More generally, a book could be written about how US-based companies have supported China’s development path to the mutual benefit of both nations, but how the US-based companies have squandered these gains in the name of “maximizing shareholder value”. Indeed, such a book could focus solely on the story of China’s rise to global leadership in green technology, with corporate financialization causing the United States to fall further and further behind. For the past decade or so, as the success of China’s development path has become clear in global competition, US interests have complained about China’s currency manipulation, intellectual property theft, unfair government subsidies, violation of WTO rules, and attacks on US national security. While, depending on the facts of the matter, there may be cause for US concern on any or all of these issues of US-China relations, a policy agenda that limits itself to litigating these questions will fail to comprehend the technological learning that since the 1980s has been driving China’s development path. At the same time, this US penchant for blaming China will ignore, or at best underestimate, the damage to the development path of the United States that corporate financialization has wrought.
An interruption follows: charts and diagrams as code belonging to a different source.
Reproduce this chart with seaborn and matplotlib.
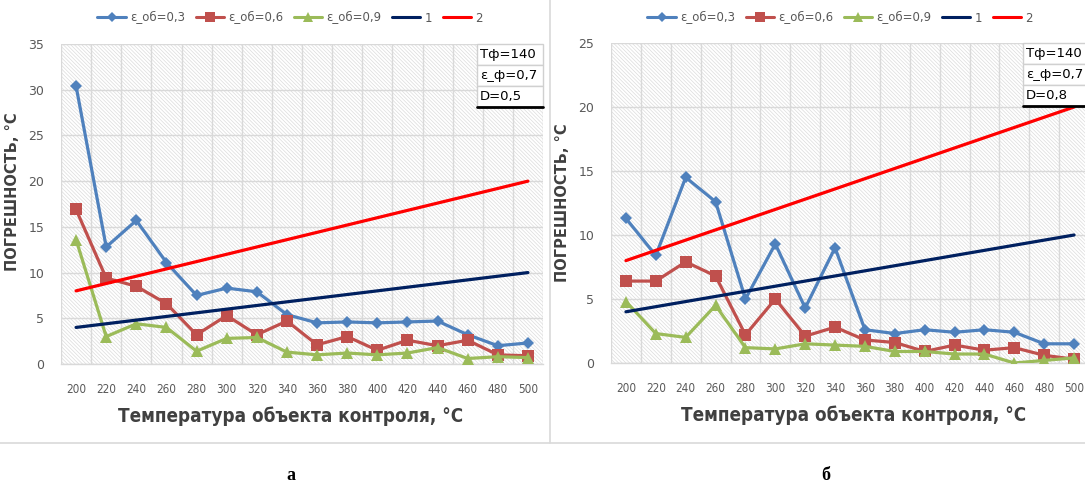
import matplotlib
matplotlib.use("Agg")
import matplotlib.pyplot as plt
from matplotlib.patches import Rectangle
from matplotlib.lines import Line2D
import numpy as np
import pandas as pd
import seaborn as sns

sns.set_theme(style="white")
plt.rcParams["font.family"] = ["DejaVu Sans"]
plt.rcParams["hatch.linewidth"] = 0.5

# ---- data -------------------------------------------------------------
temps = [200, 220, 240, 260, 280, 300, 320, 340, 360, 380, 400, 420, 440, 460, 480, 500]

# panel "а" (D=0,5)
a_eps03 = [30.4, 12.8, 15.7, 11.1, 7.5, 8.3, 7.9, 5.4, 4.5, 4.6, 4.5, 4.6, 4.7, 3.2, 2.0, 2.3]
a_eps06 = [16.9, 9.4, 8.5, 6.6, 3.2, 5.3, 3.2, 4.7, 2.1, 3.0, 1.5, 2.6, 2.0, 2.6, 1.0, 0.9]
a_eps09 = [13.6, 3.0, 4.4, 4.0, 1.4, 2.8, 2.9, 1.3, 1.0, 1.2, 1.0, 1.2, 1.8, 0.6, 0.8, 0.7]

# panel "б" (D=0,8)
b_eps03 = [11.3, 8.4, 14.5, 12.6, 5.0, 9.3, 4.3, 9.0, 2.6, 2.3, 2.6, 2.4, 2.6, 2.4, 1.5, 1.5]
b_eps06 = [6.4, 6.4, 7.9, 6.8, 2.2, 5.0, 2.1, 2.8, 1.8, 1.6, 0.9, 1.4, 1.0, 1.2, 0.6, 0.3]
b_eps09 = [4.8, 2.3, 2.0, 4.5, 1.2, 1.1, 1.5, 1.4, 1.3, 0.9, 0.9, 0.7, 0.7, 0.0, 0.2, 0.4]

# reference limits 1 and 2
limit1 = [4.0, 4.4, 4.8, 5.2, 5.6, 6.0, 6.4, 6.8, 7.2, 7.6, 8.0, 8.4, 8.8, 9.2, 9.6, 10.0]
limit2 = [8.0, 8.8, 9.6, 10.4, 11.2, 12.0, 12.8, 13.6, 14.4, 15.2, 16.0, 16.8, 17.6, 18.4, 19.2, 20.0]

series_labels = ["ε_об=0,3", "ε_об=0,6", "ε_об=0,9", "1", "2"]
colors = ["#4F81BD", "#C0504D", "#9BBB59", "#002060", "#FF0000"]
markers = ["D", "s", "^", None, None]
msizes = [6.5, 9, 8, 0, 0]

params_a = ["Тф=140", "ε_ф=0,7", "D=0,5"]
params_b = ["Тф=140", "ε_ф=0,7", "D=0,8"]

ylabel = "ПОГРЕШНОСТЬ, °С"
xlabel = "Температура объекта контроля, °С"

fig = plt.figure(figsize=(10.85, 4.83), dpi=100)

grid_c = "#D9D9D9"
txt_c = "#595959"


def draw_panel(rect, ys, ymax, params, legend_x, ylab_y, xlab_x):
    ax = fig.add_axes(rect)
    ax.set_facecolor("white")
    pos = np.arange(len(temps))
    w_px = rect[2] * 1085
    h_px = rect[3] * 483
    # hatched plot area
    ax.add_patch(Rectangle((0, 0), 1, 1, transform=ax.transAxes, facecolor="white",
                           edgecolor="#DCDCDC", hatch="\\" * 9, linewidth=0, zorder=0))
    for yv, lab, c, m, ms in zip(ys, series_labels, colors, markers, msizes):
        df = pd.DataFrame({"x": pos, "y": yv})
        sns.lineplot(data=df, x="x", y="y", ax=ax, color=c, marker=m, markersize=ms,
                     markeredgewidth=0, linewidth=2.3, zorder=3, legend=False,
                     markeredgecolor=c)
    ax.set_xlim(-0.5, len(temps) - 0.5)
    ax.set_ylim(0, ymax)
    ax.set_yticks(np.arange(0, ymax + 1, 5))
    ax.set_xticks(pos)
    ax.set_xticklabels([str(t) for t in temps], fontsize=8.5, color=txt_c, fontstretch="condensed")
    ax.set_xticks(np.arange(-0.5, len(temps), 1), minor=True)
    ax.tick_params(axis="y", labelsize=9, labelcolor=txt_c, length=0, pad=12)
    ax.tick_params(axis="x", which="major", length=0, pad=14)
    ax.tick_params(axis="x", which="minor", length=5, color=grid_c, width=1, direction="out")
    ax.grid(True, axis="y", which="major", color=grid_c, linewidth=1, zorder=1)
    ax.grid(True, axis="x", which="minor", color=grid_c, linewidth=1, zorder=1)
    ax.grid(False, axis="x", which="major")
    ax.set_axisbelow(True)
    for s in ["top", "right", "left"]:
        ax.spines[s].set_visible(False)
    ax.spines["bottom"].set_color(grid_c)
    ax.spines["bottom"].set_linewidth(1)
    ax.set_xlabel(xlabel, fontsize=13.5, fontweight="bold", color="#404040",
                  fontstretch="condensed")
    ax.xaxis.set_label_coords(xlab_x, -52 / h_px)
    ax.xaxis.label.set_va("center")
    ax.set_ylabel(ylabel, fontsize=10.5, fontweight="bold", color="#404040")
    ax.yaxis.set_label_coords(-41 / w_px, ylab_y)

    # parameter box in upper right corner
    row_h = 0.066
    box_w = 66 / w_px
    x0 = 1.0 - box_w
    for i, t in enumerate(params):
        y0 = 1.0 - (i + 1) * row_h
        ax.add_patch(Rectangle((x0, y0), box_w, row_h, transform=ax.transAxes,
                               facecolor="white", edgecolor="#D0D0D0", linewidth=1,
                               zorder=5, clip_on=False))
        ax.text(x0 + 0.006, y0 + row_h / 2, t, transform=ax.transAxes, fontsize=9.5,
                color="black", va="center", ha="left", zorder=6)
    ax.plot([x0, x0 + box_w], [1 - 3 * row_h, 1 - 3 * row_h], transform=ax.transAxes,
            color="black", linewidth=2, zorder=7, clip_on=False)

    handles = [Line2D([], [], color=c, marker=m if m else None, markersize=ms * 0.85,
                      markeredgewidth=0, linewidth=2.2)
               for c, m, ms in zip(colors, markers, msizes)]
    fig.legend(handles, series_labels, loc="center", bbox_to_anchor=(legend_x, 1 - 18 / 483),
               ncol=5, frameon=False, fontsize=8.5, handlelength=2.4, columnspacing=0.9,
               handletextpad=0.35, labelcolor=txt_c)
    return ax


ax_a = draw_panel([61 / 1085, 1 - 364 / 483, 482 / 1085, 320 / 483],
                  [a_eps03, a_eps06, a_eps09, limit1, limit2], 35, params_a, 290 / 1085,
                  0.54, (291 - 61) / 482)
ax_b = draw_panel([611 / 1085, 1 - 363 / 483, 478 / 1085, 320 / 483],
                  [b_eps03, b_eps06, b_eps09, limit1, limit2], 25, params_b, 840 / 1085,
                  0.50, (854 - 611) / 478)

# panel separators
fig.add_artist(Line2D([550 / 1085, 550 / 1085], [1 - 443 / 483, 1], color=grid_c, linewidth=1.2))
fig.add_artist(Line2D([0, 1], [1 - 443 / 483, 1 - 443 / 483], color=grid_c, linewidth=1.2))

# panel captions
fig.text(291 / 1085, 1 - 476 / 483, "а", fontsize=13, fontweight="bold", family="Liberation Serif",
         ha="center", va="center", color="black")
fig.text(826 / 1085, 1 - 476 / 483, "б", fontsize=13, fontweight="bold", family="Liberation Serif",
         ha="center", va="center", color="black")

fig.savefig("out.png", dpi=100, facecolor="white")
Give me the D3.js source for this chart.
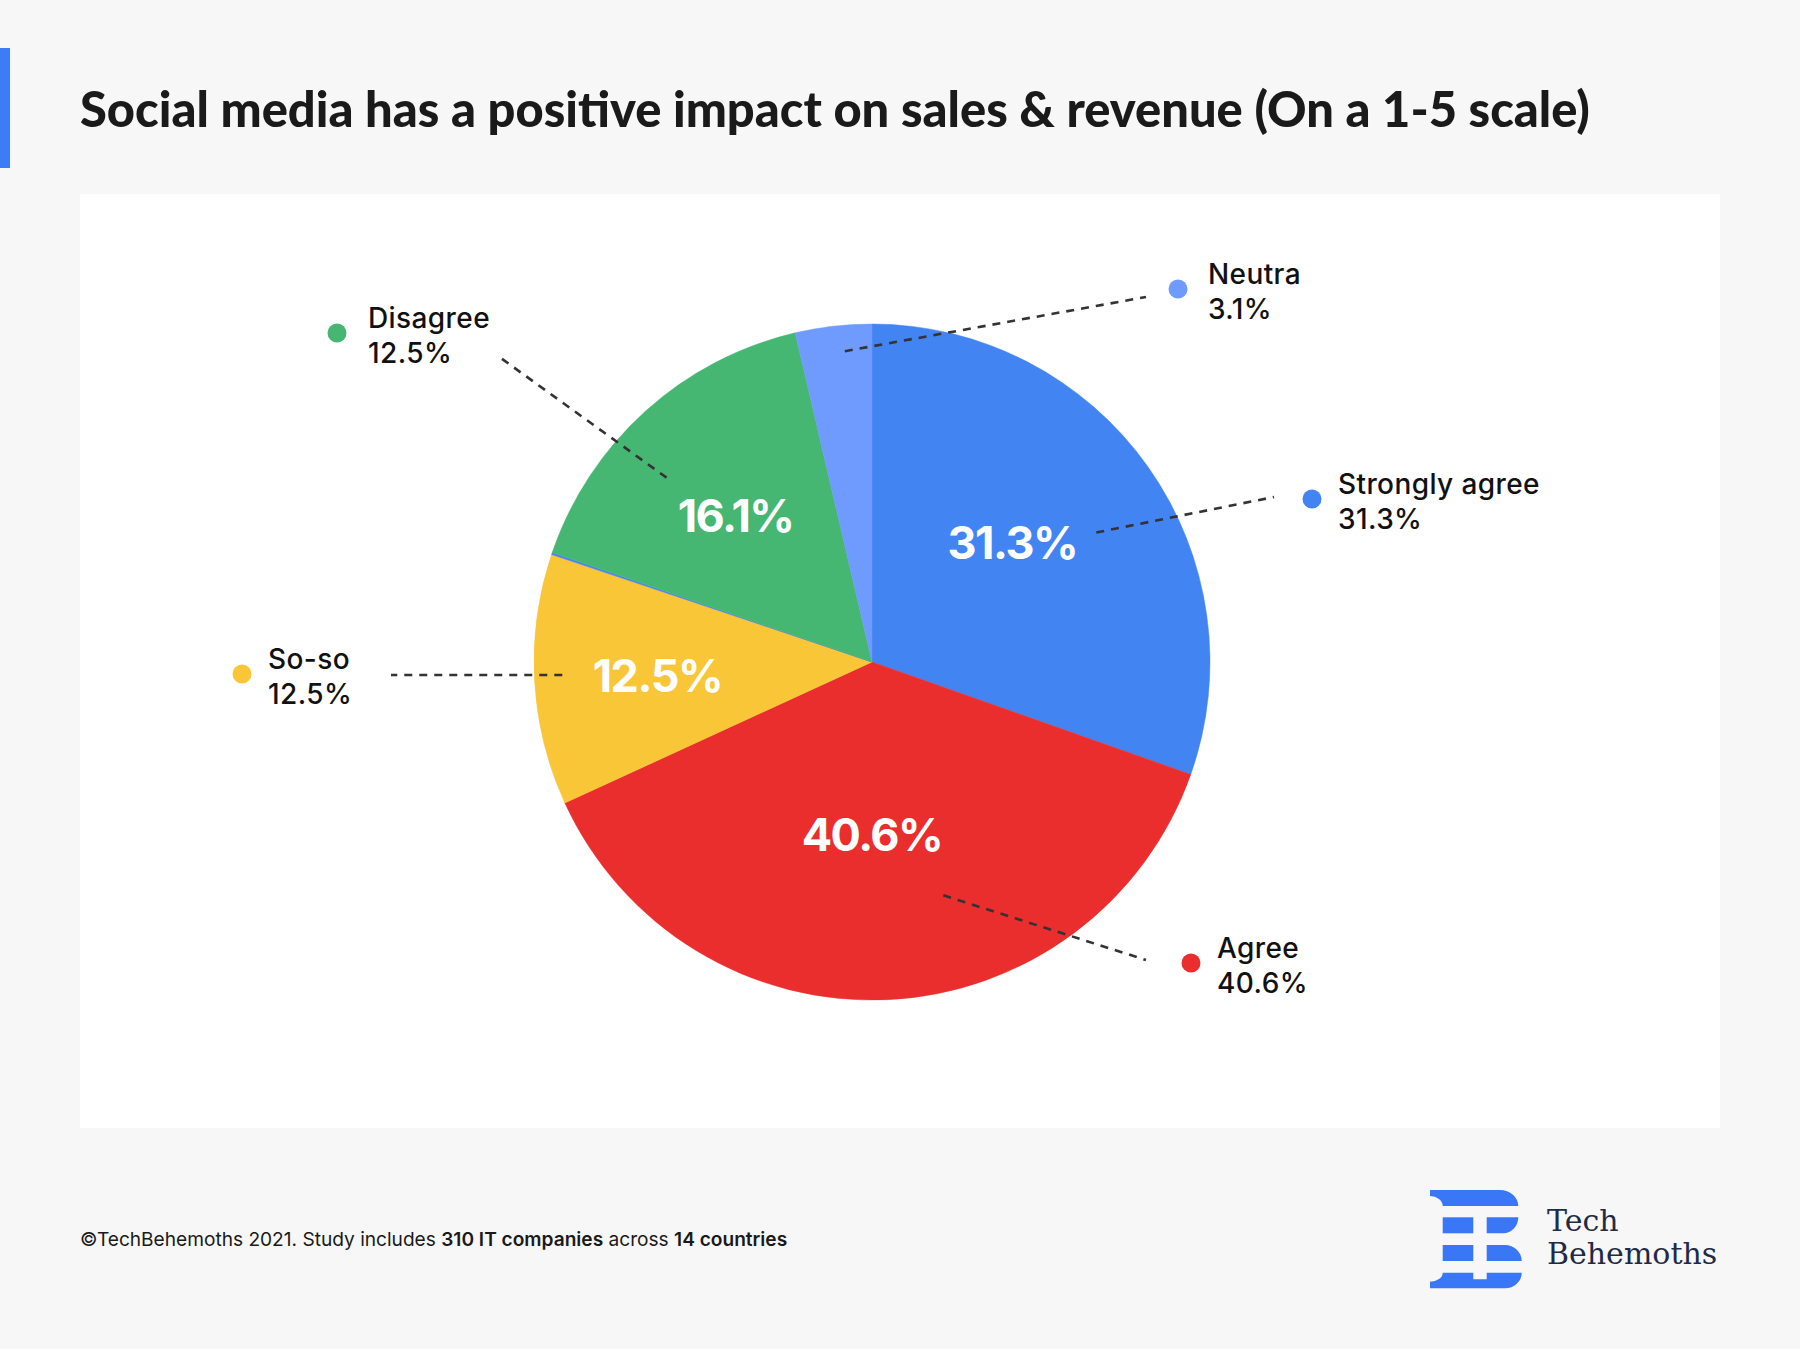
<!DOCTYPE html>
<html>
<head>
<meta charset="utf-8">
<script src="https://cdn.jsdelivr.net/npm/d3@7"></script>
<style>
  html, body { margin: 0; padding: 0; background: #f7f7f7; }
  svg { display: block; }
</style>
</head>
<body>
<svg id="chart" width="1800" height="1349"></svg>
<script>
// ---------------- DATA ----------------
const categories   = ["Strongly agree", "Agree", "So-so", "Strongly disagree", "Disagree", "Neutra"];
const sliceShares  = [30.4, 37.75, 12.0, 0.1, 16.1, 3.65];       // slice sizes as drawn
const innerLabels  = ["31.3%", "40.6%", "12.5%", "", "16.1%", ""];
const calloutNames = ["Strongly agree", "Agree", "So-so", "", "Disagree", "Neutra"];
const calloutPcts  = ["31.3%", "40.6%", "12.5%", "", "12.5%", "3.1%"];
const sliceColors  = ["#4384f3", "#ea2e2e", "#f9c638", "#4384f3", "#46b772", "#6e9bfd"];

const titleText = "Social media has a positive impact on sales & revenue (On a 1-5 scale)";

// ---------------- LAYOUT ----------------
const W = 1800, H = 1349;
const cx = 872, cy = 662, R = 338;

// inner label polar positions (deg clockwise from top, radius)
const innerPos = { "Strongly agree": [49.7, 184], "Agree": [180, 173], "So-so": [266.3, 215], "Disagree": [317, 200] };
// callout layout
const callouts = {
  "Neutra":         { dot: [1178, 289], inner: [355, 312],   outer: [1146, 297], tx: 30 },
  "Disagree":       { dot: [337, 333],  inner: [311.9, 276], outer: [498, 356],  tx: 31 },
  "Strongly agree": { dot: [1312, 499], inner: [60, 259],    outer: [1274, 497], tx: 26 },
  "So-so":          { dot: [242, 674],  inner: [267.6, 310], outer: [391, 675],  tx: 26 },
  "Agree":          { dot: [1191, 963], inner: [163, 244],   outer: [1146, 960], tx: 26 }
};

const svg = d3.select("#chart");
svg.append("rect").attr("width", W).attr("height", H).attr("fill", "#f7f7f7");

// left accent bar
svg.append("rect").attr("x", 0).attr("y", 48).attr("width", 10).attr("height", 120).attr("fill", "#3d7cf7");

function fitWidth(sel, base, target, lo, hi) {
  const w = sel.node().getComputedTextLength();
  if (w > 0) sel.attr("font-size", Math.max(lo, Math.min(hi, base * target / w)).toFixed(2));
}

// title
const title = svg.append("text")
  .attr("x", 80).attr("y", 127)
  .attr("font-family", "Lato, Inter, sans-serif")
  .attr("font-weight", 900)
  .attr("font-size", 46)
  .attr("fill", "#1a1a1a")
  .text(titleText);
fitWidth(title, 46, 1510, 40, 52);

// white card
svg.append("rect").attr("x", 80).attr("y", 194).attr("width", 1640).attr("height", 934).attr("fill", "#ffffff");

// pie
const pie = d3.pie().sort(null).value(d => d.v).startAngle(0).endAngle(2 * Math.PI);
const data = categories.map((c, i) => ({ c, v: sliceShares[i], col: sliceColors[i], lab: innerLabels[i] }));
const arcs = pie(data);
const arc = d3.arc().innerRadius(0).outerRadius(R);

const g = svg.append("g").attr("transform", `translate(${cx},${cy})`);
g.selectAll("path.slice").data(arcs).join("path")
  .attr("class", "slice")
  .attr("d", arc)
  .attr("fill", d => d.data.col)
  .attr("stroke", d => d.data.col)
  .attr("stroke-width", 0.5);

function polar(deg, r) {
  const a = deg * Math.PI / 180;
  return [cx + r * Math.sin(a), cy - r * Math.cos(a)];
}

// leader lines
Object.entries(callouts).forEach(([name, c]) => {
  const p = polar(c.inner[0], c.inner[1]);
  svg.append("line")
    .attr("x1", p[0]).attr("y1", p[1])
    .attr("x2", c.outer[0]).attr("y2", c.outer[1])
    .attr("stroke", "#333333").attr("stroke-width", 2.6)
    .attr("stroke-dasharray", "8,7");
});

// inner labels
arcs.forEach(d => {
  if (!d.data.lab) return;
  const pp = innerPos[d.data.c];
  const p = pp ? polar(pp[0], pp[1]) : (() => { const q = d3.arc().innerRadius(R * 0.57).outerRadius(R * 0.57).centroid(d); return [cx + q[0], cy + q[1]]; })();
  svg.append("text")
    .attr("x", p[0]).attr("y", p[1] + 16)
    .attr("text-anchor", "middle")
    .attr("font-family", "Inter, 'Open Sans', sans-serif")
    .attr("font-weight", 700)
    .attr("font-size", 45)
    .attr("letter-spacing", -1.5)
    .attr("fill", "#ffffff")
    .text(d.data.lab);
});

// callouts (dot + name + pct)
categories.forEach((c, i) => {
  const L = callouts[calloutNames[i]];
  if (!L) return;
  svg.append("circle").attr("cx", L.dot[0]).attr("cy", L.dot[1]).attr("r", 9.5).attr("fill", sliceColors[i]);
  const t = svg.append("text")
    .attr("font-family", "Inter, 'Open Sans', sans-serif")
    .attr("font-weight", 500)
    .attr("font-size", 28)
    .attr("letter-spacing", 0.4)
    .attr("fill", "#111111");
  t.append("tspan").attr("x", L.dot[0] + L.tx).attr("y", L.dot[1] - 5).text(calloutNames[i]);
  t.append("tspan").attr("x", L.dot[0] + L.tx).attr("y", L.dot[1] + 30).text(calloutPcts[i]);
});

// footer
const foot = svg.append("text")
  .attr("x", 80).attr("y", 1246)
  .attr("font-family", "Inter, 'Open Sans', sans-serif")
  .attr("font-size", 18)
  .attr("fill", "#1a1a1a");
foot.append("tspan").attr("font-weight", 400).text("©TechBehemoths 2021. Study includes ");
foot.append("tspan").attr("font-weight", 600).text("310 IT companies");
foot.append("tspan").attr("font-weight", 400).text(" across ");
foot.append("tspan").attr("font-weight", 600).text("14 countries");
fitWidth(foot, 18, 708, 16, 21);

// logo
const logoBlue = "#3a77f6";
const lg = svg.append("g").attr("fill", logoBlue);
lg.append("path").attr("d",
  "M1430,1190 L1500,1190 A18.3,16 0 0 1 1518.3,1206 L1442.7,1206 A12.7,10 0 0 0 1430,1196 Z");
lg.append("rect").attr("x", 1442.7).attr("y", 1217.3).attr("width", 30.6).attr("height", 16);
lg.append("path").attr("d",
  "M1486.7,1217.3 L1518.3,1217.3 A15,16 0 0 1 1503.3,1233.3 L1486.7,1233.3 Z");
lg.append("rect").attr("x", 1442.7).attr("y", 1245).attr("width", 30.6).attr("height", 16);
lg.append("path").attr("d",
  "M1486.7,1245 L1505,1245 A16.7,16 0 0 1 1521.7,1261 L1486.7,1261 Z");
lg.append("path").attr("d",
  "M1442.7,1272.7 L1473.3,1272.7 L1473.3,1279.3 L1486.7,1279.3 L1486.7,1272.7 L1521.7,1272.7 A16.7,15.6 0 0 1 1505,1288.3 L1430,1288.3 L1430,1281.7 A12.7,9 0 0 0 1442.7,1272.7 Z");

const lt = svg.append("text")
  .attr("font-family", "'DejaVu Serif', 'Liberation Serif', serif")
  .attr("font-size", 30)
  .attr("fill", "#1f2b46");
lt.append("tspan").attr("x", 1547).attr("y", 1231).text("Tech");
lt.append("tspan").attr("x", 1547).attr("y", 1264).text("Behemoths");
</script>
</body>
</html>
[1] The pioneering academic work on indigenous innovation in China was done by Qiwen Lu, on a project led by William Lazonick at the UMass Center for Industrial Competitiveness from 1993 to 1998 and the Euro-Asia Centre, INSEAD, from 1998 until Professor Lu’s untimely death in August 1999, just after his submission of the final book manuscript China’s Leap into the Information Age: Innovation and Organization in the Computer Industry to Oxford University Press (published in 2000). During the late 1990s, Qiwen Lu was in contact with Feng Lu, who was completing his Columbia University PhD dissertation on the reform of Chinese state-owned enterprises. Feng Lu subsequently became a faculty member at Tsinghua University, where, with his student Kaidong Feng, he ran a project on the limits imposed on indigenous innovation of the Chinese policy of “trading market for technology” in the automobile industry. In the spring of 2004, Feng Lu, by that time professor of political economy at Peking University, met with officials at the Chinese Ministry of Science and Technology (MOST) to discuss his report carried out with Kaidong Feng, The Policy Choice to Develop Our State’s Automobile industry with Indigenous Intellectual Property Rights. This report was influential in making “indigenous innovation” central to MOST’s Medium and Long Term Plan. For the last decade, William Lazonick and Yin Li have been collaborating with Kaidong Feng on a project on indigenous innovation and economic development in China.